Kita selaku jemaat Tuhan yang berjuang di tengah-tengah dunia ini juga tidak boleh menyerah ketika kita dihambat untuk melaksanakan karya keselamatan Allah. Sebagaimana Kristus juga dihambat oleh kepala rumah ibadat, maka gereja Tuhan juga akan mengalami penghambatan atau penolakan oleh kuasa dunia ini. Sejauh kita selaku gereja Tuhan sungguh-sungguh konsisten untuk setia kepada panggilan kita menghadirkan karya keselamatan Allah di tengah-tengah kehidupan umat manusia, kita tidak boleh kecil hati atau gentar ketika kita dihambat atau dirintangi.

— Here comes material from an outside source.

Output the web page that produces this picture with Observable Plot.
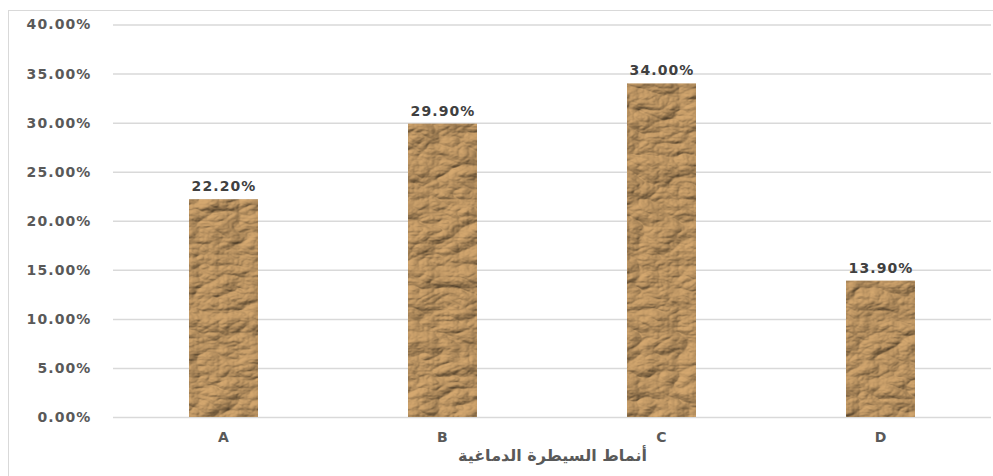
<!DOCTYPE html>
<html>
<head>
<meta charset="utf-8">
<script src="https://cdn.jsdelivr.net/npm/d3@7"></script>
<script src="https://cdn.jsdelivr.net/npm/@observablehq/plot@0.6"></script>
<style>
  html, body { margin: 0; padding: 0; background: #fff; }
  #chart { position: relative; width: 993px; height: 476px; overflow: hidden; }
</style>
</head>
<body>
<div id="chart"></div>
<script>
const categories = ["A", "B", "C", "D"];
const values = [0.222, 0.299, 0.340, 0.139];
const yTicks = [0, 0.05, 0.10, 0.15, 0.20, 0.25, 0.30, 0.35, 0.40];
const axisTitle = "أنماط السيطرة الدماغية";

const data = categories.map((c, i) => ({ cat: c, v: values[i] }));
const fmt = d3.format(".2%");
const font = "DejaVu Sans, Verdana, sans-serif";

const plot = Plot.plot({
  width: 993,
  height: 476,
  marginLeft: 113,
  marginRight: 2,
  marginTop: 24.5,
  marginBottom: 59,
  style: { fontFamily: font, background: "transparent", overflow: "visible" },
  x: { domain: categories, paddingInner: 0.685, paddingOuter: 0.3425, label: null },
  y: { domain: [0, 0.40], label: null },
  marks: [
    Plot.ruleY(yTicks, { stroke: "#d9d9d9", strokeWidth: 1.5 }),
    Plot.barY(data, { x: "cat", y: "v", fill: "#b38d5f" }),
    Plot.text(data, {
      x: "cat", y: "v", text: d => fmt(d.v),
      dy: -13, fill: "#404040", fontSize: 14, fontWeight: "bold"
    }),
    Plot.axisY({
      ticks: yTicks, tickFormat: fmt, tickSize: 0, tickPadding: 22,
      fontSize: 14, fontWeight: "bold", fill: "#595959", label: null
    }),
    Plot.axisX({
      tickSize: 0, tickPadding: 15, fontSize: 14, fontWeight: "bold",
      fill: "#595959", label: null
    }),
    Plot.text([axisTitle], {
      frameAnchor: "bottom", dy: 43, fontSize: 16, fontWeight: "bold",
      fill: "#595959", text: d => d
    })
  ]
});

document.getElementById("chart").appendChild(plot);

const svg = d3.select(plot);
svg.selectAll("text").style("letter-spacing", "1.1px");
svg.selectAll("g[aria-label='text'] text").filter(function(){ return this.textContent === axisTitle; })
  .style("letter-spacing", "0px").attr("direction", "rtl");

// crumpled paper texture filter
const defs = svg.insert("defs", ":first-child");
const f = defs.append("filter").attr("id", "crumple")
  .attr("x", 0).attr("y", 0).attr("width", 1).attr("height", 1)
  .attr("color-interpolation-filters", "sRGB");
f.append("feTurbulence").attr("type", "turbulence")
  .attr("baseFrequency", "0.025 0.045").attr("numOctaves", 4).attr("seed", 11).attr("result", "noise");
const light = f.append("feDiffuseLighting").attr("in", "noise")
  .attr("surfaceScale", 3).attr("lighting-color", "#d6a970").attr("result", "light");
light.append("feDistantLight").attr("azimuth", 225).attr("elevation", 58);
f.append("feComposite").attr("in", "light").attr("in2", "SourceGraphic").attr("operator", "in");

svg.selectAll("g[aria-label='bar'] rect").attr("filter", "url(#crumple)");

// outer chart frame
svg.append("rect")
  .attr("x", 8.5).attr("y", 10.5).attr("width", 990).attr("height", 480)
  .attr("fill", "none").attr("stroke", "#d9d9d9").attr("stroke-width", 1);
</script>
</body>
</html>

Karena itu kita harus tahu secara persis dan obyektif apakah rintangan atau hambatan tersebut disebabkan oleh pola pendekatan dann pola komunikasi kita yang kurang bijaksana, ataukah memang hambatan tersebut terjadi karena kita konsisten dengan nilai-nilai iman Kristen yaitu sikap kasih sebagaimana yang telah diajarkan oleh Tuhan Yesus. Jadi seluruh jemaat GKI dipanggil untuk senantiasa konsisten dalam memberlakukan kasih dan keadilan dengan membela setiap orang yang tertindas dan lemah tanpa mempedulikan latar-belakang suku, etnis dan agama. Jika panggilan ini dapat terwujud maka kita dapat menjadi jemaat yang membawa rahmat Allah dan pembebas bagi sesama kita. Bagaimanakah sikap keputusan saudara untuk merespon HUT penyatuan GKI ke-19? Mari kita meresponnya dengan sikap setia dan komitmen iman yang mantap sebagai para pelayan Kristus, yaitu untuk berjuang menghadirkan karya kasih Allah di atas muka bumi ini. Amin.